Bir memlekette eğer işini haketmeyen insanlar o koltuklarda yer işgal ediyorlar, esas işi yapması gerekenler bir şekilde diğer öküzlerin arkası, bilmemnesi, tanıdığı, dostu, kontrolsüz çoğalmaları sayesinde pırstırılıyor, tırstırılıyor, yol açılmıyor, önüne hep engeller çıkarılıyorsa o memleketten insana hayır gelmezzzzz!
Geçmişte lisedeyken politik bir grubun toplantılarına katılmıştım da neydi o yahu?! Kahvehanede oturan boş beyinli insan sürüsünün ziyareti, oyunu bana verecen de mi? li çaylı sigara dumanlı haller...Nasıl pılımı pırtımı topladıysam arkama bakmadan kaçmıştım. Demek Türkiye böyle yönetiliyor demiştim kendimce. O küçük örnek hala devam ediyor bundan eminim.
Sonra başka bir konu mesela bakarsın memuriyette yıllarca tekstil sektöründe çalışmış, o konuda eğitim almış bir işgören hooop! elektrik ve su idaresinin boşalan müdür kadrosuna atanıvermiş!!! Ana! Böyle çoook olay var. Kendi aile efradında devlet memuru olarak çalışan çok iyi bilir, aynı şekilde politik alana bakın orada da bulunduğu yeri tersyüz eden, sırıtan bir sürü memleket insanı oturduğu yerden kelle kelle sırıtır. Bakınız TV ekranı, şekil bir A.
Burada da yapılan en büyük yanlışlıklardan biri milliyetçilik mantığı, kendi adamımı kaytarırım, aman çoğalsın Müslüman kardeşlerimiz şeklinde işini bilmeyen insanların gayet güzel maaşlara ( kendi milletinden olan )işlerde çalışmaları.
Bankacılık sektörü, banka işini anlamayan bir sürü insanla dolu. Devlet memuriyetini gerektirecek her türlü işte bu öncelik yalnızca millet bazına indirgenmiş. İşi biliyor musun, tecrüben var mı falan gibi dertleri yok. Kendilerini bir anlamda koruma mekanizması olarak görülebilir belki ama gün gelip de işin düştüğünde vay haline!
Gerçi ben Türkiye'den çok alışkınım böyle herşeyi kavga dövüş, ite kaka yaptırma anlayışına ama burada da aynı durumlarla karşılaşmak beni deli ediyor çünkü sonuçta kendi malım gibi gidip çata çat pata pat yapamıyorsun.
Bu konuya gelmemin sebebi hala Emirates'e ait olan adresin geri gelmemiş olması. Hala kendi yaptıkları hatanın ne olduğunu anlayamadılar ki çözüme ulaşamıyorlar.

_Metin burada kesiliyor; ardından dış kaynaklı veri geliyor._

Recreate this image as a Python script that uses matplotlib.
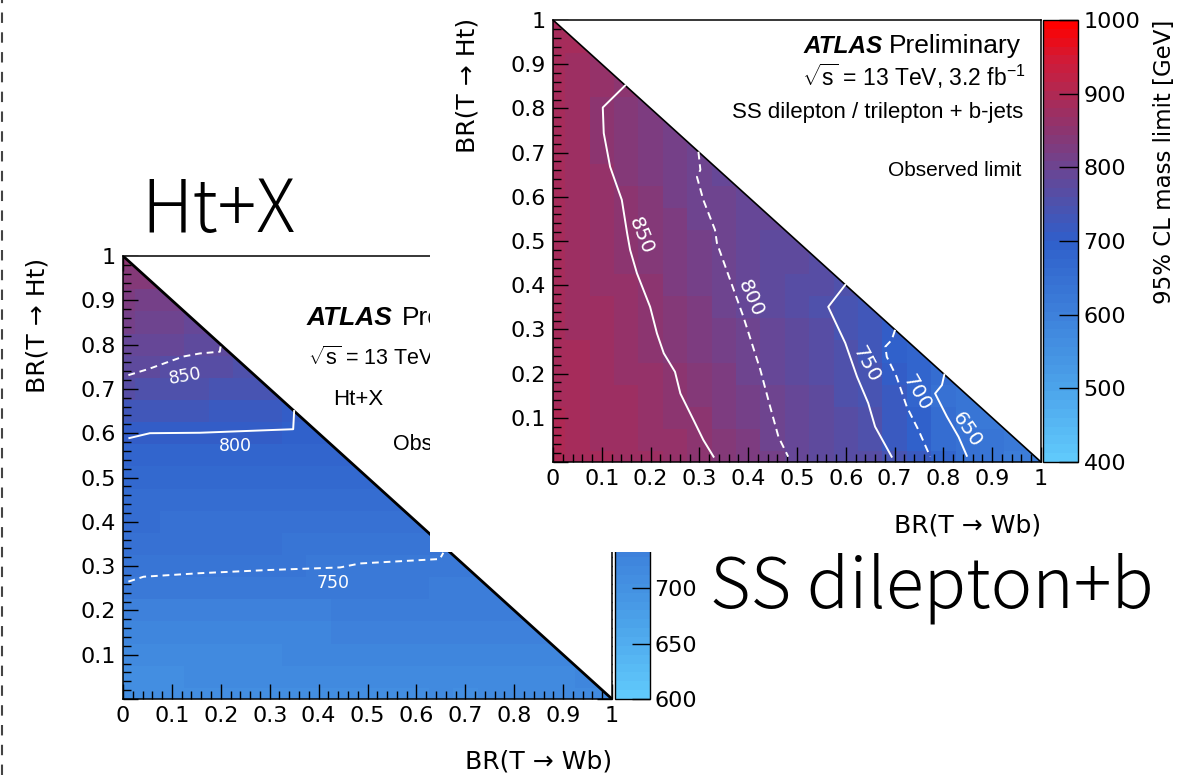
import numpy as np
import matplotlib
matplotlib.use("Agg")
import matplotlib.pyplot as plt
from matplotlib.colors import LinearSegmentedColormap, Normalize
from matplotlib.cm import ScalarMappable
from matplotlib.lines import Line2D
from matplotlib.ticker import FixedLocator
from matplotlib.transforms import Bbox

plt.rcParams['font.family'] = ['Liberation Sans', 'DejaVu Sans']
plt.rcParams['mathtext.fontset'] = 'custom'
plt.rcParams['mathtext.rm'] = 'Liberation Sans'
plt.rcParams['mathtext.it'] = 'Liberation Sans:italic'
plt.rcParams['mathtext.bf'] = 'Liberation Sans:bold'

# ------------------------------------------------------------------ data
bin_centers = [0.0, 0.05, 0.1, 0.15, 0.2, 0.25, 0.3, 0.35, 0.4, 0.45, 0.5,
               0.55, 0.6, 0.65, 0.7, 0.75, 0.8, 0.85, 0.9, 0.95, 1.0]
major_ticks = [0.0, 0.1, 0.2, 0.3, 0.4, 0.5, 0.6, 0.7, 0.8, 0.9, 1.0]
x_tick_labels = ['0', '0.1', '0.2', '0.3', '0.4', '0.5', '0.6', '0.7', '0.8', '0.9', '1']
y_tick_labels = ['', '0.1', '0.2', '0.3', '0.4', '0.5', '0.6', '0.7', '0.8', '0.9', '1']

# Ht+X observed limit [GeV]; one row per BR(T->Ht) bin, columns = BR(T->Wb) bins
ht_rows = [
    [704, 706, 705, 707, 706, 708, 707, 709, 708, 710, 709, 711, 710, 712, 711, 713, 712, 714, 713, 714, 715],
    [710, 711, 711, 712, 712, 713, 713, 714, 714, 715, 715, 716, 716, 717, 717, 718, 718, 719, 719, 720],
    [716, 717, 717, 718, 718, 719, 719, 720, 720, 721, 721, 722, 722, 723, 723, 724, 724, 725, 725],
    [723, 724, 724, 725, 725, 726, 726, 727, 727, 728, 728, 729, 729, 730, 730, 731, 731, 732],
    [731, 732, 732, 733, 733, 734, 734, 735, 735, 736, 736, 737, 737, 738, 738, 739, 739],
    [745, 745, 745, 745, 745, 745, 745, 745, 745, 745, 744, 744, 744, 743, 743, 743],
    [756, 755, 754, 754, 753, 753, 752, 752, 751, 751, 750, 749, 748, 748, 747],
    [762, 762, 761, 761, 760, 760, 760, 759, 759, 758, 758, 757, 757, 756],
    [768, 768, 767, 767, 767, 766, 766, 766, 765, 765, 764, 764, 764],
    [774, 774, 773, 773, 773, 772, 772, 772, 771, 771, 770, 770],
    [780, 780, 779, 779, 779, 778, 778, 778, 777, 777, 776],
    [788, 787, 787, 786, 786, 786, 785, 785, 784, 784],
    [801, 802, 802, 802, 802, 802, 801, 798, 795],
    [822, 820, 818, 816, 814, 812, 810, 806],
    [840, 838, 836, 834, 832, 830, 828],
    [852, 849, 846, 843, 841, 839],
    [862, 859, 856, 853, 851],
    [872, 869, 866, 863],
    [882, 879, 876],
    [892, 889],
    [900],
]

# SS dilepton / trilepton + b-jets observed limit [GeV]
ss_rows = [
    [895, 888, 881, 875, 868, 861, 854, 843, 827, 810, 795, 783, 771, 760, 744, 712, 681, 650, 637, 615, 605],
    [893, 886, 879, 872, 865, 858, 851, 836, 820, 803, 790, 778, 765, 753, 721, 691, 662, 644, 632, 620],
    [892, 885, 877, 870, 862, 855, 845, 830, 814, 799, 787, 775, 763, 751, 721, 690, 654, 638, 625],
    [891, 883, 875, 868, 860, 852, 838, 824, 809, 796, 784, 772, 759, 744, 712, 681, 646, 635],
    [890, 882, 874, 866, 858, 850, 836, 821, 806, 794, 782, 769, 756, 741, 706, 679, 652],
    [889, 880, 872, 863, 854, 843, 830, 816, 802, 790, 778, 765, 752, 727, 693, 680],
    [888, 879, 870, 861, 852, 840, 826, 812, 797, 785, 773, 761, 748, 724, 700],
    [887, 878, 868, 859, 849, 835, 821, 807, 794, 781, 768, 755, 740, 725],
    [886, 876, 866, 856, 844, 829, 815, 801, 790, 780, 770, 760, 750],
    [886, 875, 864, 853, 839, 825, 811, 798, 789, 781, 772, 765],
    [886, 874, 862, 850, 837, 823, 809, 796, 788, 781, 775],
    [886, 874, 861, 848, 834, 820, 806, 797, 791, 785],
    [887, 874, 861, 847, 832, 818, 803, 797, 790],
    [887, 872, 857, 843, 829, 814, 800, 795],
    [887, 870, 853, 840, 826, 813, 800],
    [888, 870, 849, 837, 825, 815],
    [888, 869, 849, 840, 830],
    [889, 876, 863, 850],
    [890, 878, 866],
    [890, 880],
    [890],
]

# contour lines: (BR(T->Wb), BR(T->Ht)) points
ht_c850_x = [0.011, 0.055, 0.123, 0.157, 0.198, 0.200]
ht_c850_y = [0.731, 0.746, 0.773, 0.780, 0.784, 0.800]
ht_c800_x = [0.013, 0.055, 0.157, 0.348, 0.350]
ht_c800_y = [0.589, 0.600, 0.601, 0.609, 0.650]
ht_c750_x = [0.011, 0.042, 0.157, 0.294, 0.444, 0.485, 0.648, 0.655]
ht_c750_y = [0.265, 0.276, 0.284, 0.291, 0.297, 0.306, 0.316, 0.330]

ss_c850_x = [0.148, 0.102, 0.104, 0.117, 0.141, 0.152, 0.158, 0.172, 0.199, 0.213, 0.227, 0.250, 0.261, 0.288, 0.308, 0.329]
ss_c850_y = [0.852, 0.802, 0.744, 0.668, 0.593, 0.517, 0.480, 0.427, 0.351, 0.291, 0.246, 0.204, 0.155, 0.095, 0.050, 0.012]
ss_c800_x = [0.298, 0.302, 0.295, 0.308, 0.332, 0.336, 0.363, 0.390, 0.425, 0.445, 0.462, 0.482]
ss_c800_y = [0.702, 0.661, 0.645, 0.593, 0.525, 0.495, 0.412, 0.329, 0.208, 0.125, 0.057, 0.012]
ss_c750_x = [0.599, 0.564, 0.599, 0.623, 0.646, 0.660, 0.694]
ss_c750_y = [0.401, 0.351, 0.269, 0.193, 0.133, 0.080, 0.012]
ss_c700_x = [0.701, 0.694, 0.681, 0.684, 0.704, 0.725, 0.749, 0.773]
ss_c700_y = [0.299, 0.276, 0.261, 0.238, 0.193, 0.125, 0.072, 0.012]
ss_c650_x = [0.802, 0.797, 0.783, 0.807, 0.831, 0.848]
ss_c650_y = [0.198, 0.174, 0.155, 0.103, 0.057, 0.014]

# contour labels: text, x, y, rotation
ht_labels = [('850', 0.127, 0.729, 10), ('800', 0.229, 0.571, 0), ('750', 0.430, 0.262, 0)]
ss_labels = [('850', 0.180, 0.512, -68), ('800', 0.404, 0.371, -66), ('750', 0.642, 0.222, -62),
             ('700', 0.746, 0.156, -60), ('650', 0.849, 0.072, -56)]

ht_cbar_ticks = [600, 650, 700]
ss_cbar_ticks = [400, 500, 600, 700, 800, 900, 1000]

# ------------------------------------------------------------------ style
W, H = 1203, 775
fig = plt.figure(figsize=(W / 100, H / 100), dpi=100)
AXF = ['DejaVu Sans']
BIGF = ['Noto Sans CJK JP', 'DejaVu Sans']


def rect(x0, y0, x1, y1):
    return [x0 / W, 1 - y1 / H, (x1 - x0) / W, (y1 - y0) / H]


def fx(px):
    return px / W


def fy(py):
    return 1 - py / H


cmap = LinearSegmentedColormap.from_list('atlas', [
    (0.0, '#60c9fb'), (1 / 6, '#4ba2ea'), (2 / 6, '#3d80da'), (0.5, '#2f5fca'),
    (7 / 12, '#4c52ae'), (4 / 6, '#6b4592'), (0.75, '#8a3672'), (5 / 6, '#ad2a55'),
    (11 / 12, '#d01b38'), (1.0, '#ff0000')], N=50)

edges = np.array([0.0] + [c + 0.025 for c in bin_centers[:-1]] + [1.0])


def grid(rows):
    Z = np.full((len(bin_centers), len(bin_centers)), np.nan)
    for j, row in enumerate(rows):
        Z[j, :len(row)] = row
    return np.ma.masked_invalid(Z)


def panel(ax, rows, norm, contours, labels, lab_size, tick_size, all_sides, diag_lw, dash):
    ax.pcolormesh(edges, edges, grid(rows), cmap=cmap, norm=norm, shading='flat',
                  edgecolors='face', linewidth=0, antialiased=False, zorder=1)
    ax.fill([0, 1, 1], [1, 1, 0], color='white', zorder=2, lw=0)
    ax.plot([0, 1], [1, 0], color='black', lw=diag_lw, zorder=3, solid_capstyle='butt')
    for cx, cy, style in contours:
        ln, = ax.plot(cx, cy, color='white', lw=1.4, zorder=4)
        if style == 'dashed':
            ln.set_dashes(dash)
    for t, x, y, r in labels:
        ax.text(x, y, t, color='white', fontsize=lab_size, rotation=r, family=AXF,
                ha='center', va='center', zorder=5, rotation_mode='anchor')
    ax.set_xlim(0, 1)
    ax.set_ylim(0, 1)
    ax.xaxis.set_major_locator(FixedLocator(major_ticks))
    ax.yaxis.set_major_locator(FixedLocator(major_ticks))
    ax.set_xticklabels(x_tick_labels, family=AXF)
    ax.set_yticklabels(y_tick_labels, family=AXF)
    ax.xaxis.set_minor_locator(FixedLocator([i * 0.02 for i in range(51)]))
    ax.yaxis.set_minor_locator(FixedLocator([i * 0.02 for i in range(51)]))
    ax.tick_params(which='major', direction='in', length=11, width=1,
                   top=all_sides, right=all_sides, labelsize=tick_size, pad=5)
    ax.tick_params(which='minor', direction='in', length=6, width=1,
                   top=all_sides, right=all_sides)
    for s in ax.spines.values():
        s.set_linewidth(1.1)


# ---------------- left (Ht+X) panel
normL = Normalize(600, 1000)
axL = fig.add_axes(rect(123, 256, 612, 699), zorder=1)
panel(axL, ht_rows, normL,
      [(ht_c850_x, ht_c850_y, 'dashed'), (ht_c800_x, ht_c800_y, 'solid'), (ht_c750_x, ht_c750_y, 'dashed')],
      ht_labels, 12.5, 16, True, 2.0, (3.5, 2.5))

left_clip = Bbox.from_extents(0, 0, 430, H)   # the second picture hides everything right of it


def ltext(px, py, s, **kw):
    t = axL.text((px - 123) / 489, (699 - py) / 443, s, transform=axL.transAxes,
                 va='baseline', zorder=6, **kw)
    t.set_clip_box(left_clip)
    t.set_clip_on(True)


ltext(307, 325, 'ATLAS', fontsize=19, fontweight='bold', fontstyle='italic')
ltext(402, 325, 'Preliminary', fontsize=19)
ltext(308, 365, r'$\sqrt{\mathrm{s}}$ = 13 TeV, 3.2 fb$^{\mathrm{-1}}$', fontsize=15.5)
ltext(333, 405, 'Ht+X', fontsize=16)
ltext(393, 450, 'Observed limit', fontsize=15.5)

caxL = fig.add_axes(rect(615, 256, 650, 699), zorder=1)
cbL = fig.colorbar(ScalarMappable(norm=normL, cmap=cmap), cax=caxL)
cbL.set_ticks(ht_cbar_ticks)
cbL.minorticks_off()
caxL.tick_params(direction='in', length=13, width=1, labelsize=16, pad=3)
for t in caxL.get_yticklabels():
    t.set_family(AXF)
cbL.outline.set_linewidth(1)

fig.text(fx(612), fy(768), 'BR(T → Wb)', fontsize=18, family=AXF, ha='right', va='baseline')
fig.text(fx(37), fy(258), 'BR(T → Ht)', fontsize=18, family=AXF, rotation=90, ha='center', va='top')

# ---------------- white canvas of the second picture
axBox = fig.add_axes(rect(430, 0, 1203, 552), zorder=2)
axBox.set_facecolor('white')
axBox.set_xticks([])
axBox.set_yticks([])
for s in axBox.spines.values():
    s.set_visible(False)

# ---------------- right (SS dilepton) panel
normR = Normalize(400, 1000)
axR = fig.add_axes(rect(553, 20, 1041, 462), zorder=3)
panel(axR, ss_rows, normR,
      [(ss_c850_x, ss_c850_y, 'solid'), (ss_c800_x, ss_c800_y, 'dashed'), (ss_c750_x, ss_c750_y, 'solid'),
       (ss_c700_x, ss_c700_y, 'dashed'), (ss_c650_x, ss_c650_y, 'solid')],
      ss_labels, 14.5, 16, False, 1.2, (4, 2.5))

caxR = fig.add_axes(rect(1043, 20, 1078, 462), zorder=3)
cbR = fig.colorbar(ScalarMappable(norm=normR, cmap=cmap), cax=caxR)
cbR.set_ticks(ss_cbar_ticks)
cbR.minorticks_off()
caxR.tick_params(direction='in', length=14, width=1, labelsize=16, pad=4)
for t in caxR.get_yticklabels():
    t.set_family(AXF)
cbR.outline.set_linewidth(1)


def rtext(px, py, s, **kw):
    fig.text(fx(px), fy(py), s, ha='right', va='baseline', zorder=10, **kw)


rtext(883, 53, 'ATLAS', fontsize=17.5, fontweight='bold', fontstyle='italic')
rtext(1021, 53, 'Preliminary', fontsize=19)
rtext(1026, 86, r'$\sqrt{\mathrm{s}}$ = 13 TeV, 3.2 fb$^{\mathrm{-1}}$', fontsize=16.5)
rtext(1023, 118, 'SS dilepton / trilepton + b-jets', fontsize=16)
rtext(1021, 176, 'Observed limit', fontsize=15)

fig.text(fx(1041), fy(532), 'BR(T → Wb)', fontsize=18, family=AXF, ha='right', va='baseline', zorder=10)
fig.text(fx(467), fy(18), 'BR(T → Ht)', fontsize=18, family=AXF, rotation=90, ha='center', va='top', zorder=10)
fig.text(fx(1164), fy(20), '95% CL mass limit [GeV]', fontsize=16.5, family=AXF, rotation=90,
         ha='center', va='top', zorder=10)

# ---------------- slide annotations
fig.text(fx(141), fy(232), 'Ht+X', fontsize=52, family=BIGF, fontweight=300,
         va='baseline', ha='left', zorder=10)
fig.text(fx(710), fy(607), 'SS dilepton+b', fontsize=50.5, family=BIGF, fontweight=300,
         va='baseline', ha='left', zorder=10)

dash_line = Line2D([fx(1.5), fx(1.5)], [0, 1], transform=fig.transFigure, color='#444444',
                   lw=1.5, dashes=(5, 4.5), zorder=10)
fig.add_artist(dash_line)

fig.savefig('out.png', dpi=100)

Hayatın matematiği vardır denilir ya, öyledir. En ufak veya küçümsenen şeylerin bile kendine göre işleyen bir mantığı bakidir. Kafasız, evinin işini bile idare edemezsin, bu böyledir. Organize olamayan, problem çözemeyen bir insan her konuda kaybetmeye mahkumdur.
Bizimkinden şifre değişecek diye bir 50 dirhem almışlar, adam iptal ettireceğim demiş yok iptal ettirme biz bunu halledeceğiz diyip 20 dirhemi de her ay kesmeye devam edecekler. Ohhh! ne güzel verilmeyen bir hizmet için ayda 70 dirhem kazıklama politikası işleyecek. Thunderbird'ümü her açıp da " Şifrenizi giriniz!" sonra da " Üzgünüz şifreniz doğru değil!" ibaresini gördükçe oraya gidip hepsinin burnunun üzerine bir yumruk indirmek geliyor içimden.
Bu neden oluyor biliyor musunuz? Sebebi çok basit. Daha dün akşam Pakistan'ı gösterdiler televizyonda. Bakıyorsun adamların beyni kurumuş sanki, genel, parasız, yoksul ve devletin bakın bakalım hangi yatırımı sıfır? Eğitimmmmmm! Hadi şimdi bu gelişmemiş sünger beyinli topluluklar arasındaki sekiz farkı bulun.
Eğitimden kastım ezberlet, ezberlet, harla cırla değil. Araştırmayı, öğrenmeyi seven bireyler yetiştirmek. Bunları yetiştirmekten korkmamak. Çünkü dini baz almış memleketler bu beyinlerden korkar. Aman Allah konusunda sorgulayacak, devleti, hayatı, açılmayı, kapanmayı, köle olmamayı düşünen bireyden koyun olmaz. Höt dedi mi onu geri itemez, evelallah o zaman devlete, otoriteye, devlet başında çalan çırpana falan kafa tutan insan yetişir. Olur mu?!!!!
Bu arada, Persepolis'i seyrettik dün gece. Tavsiye ederim.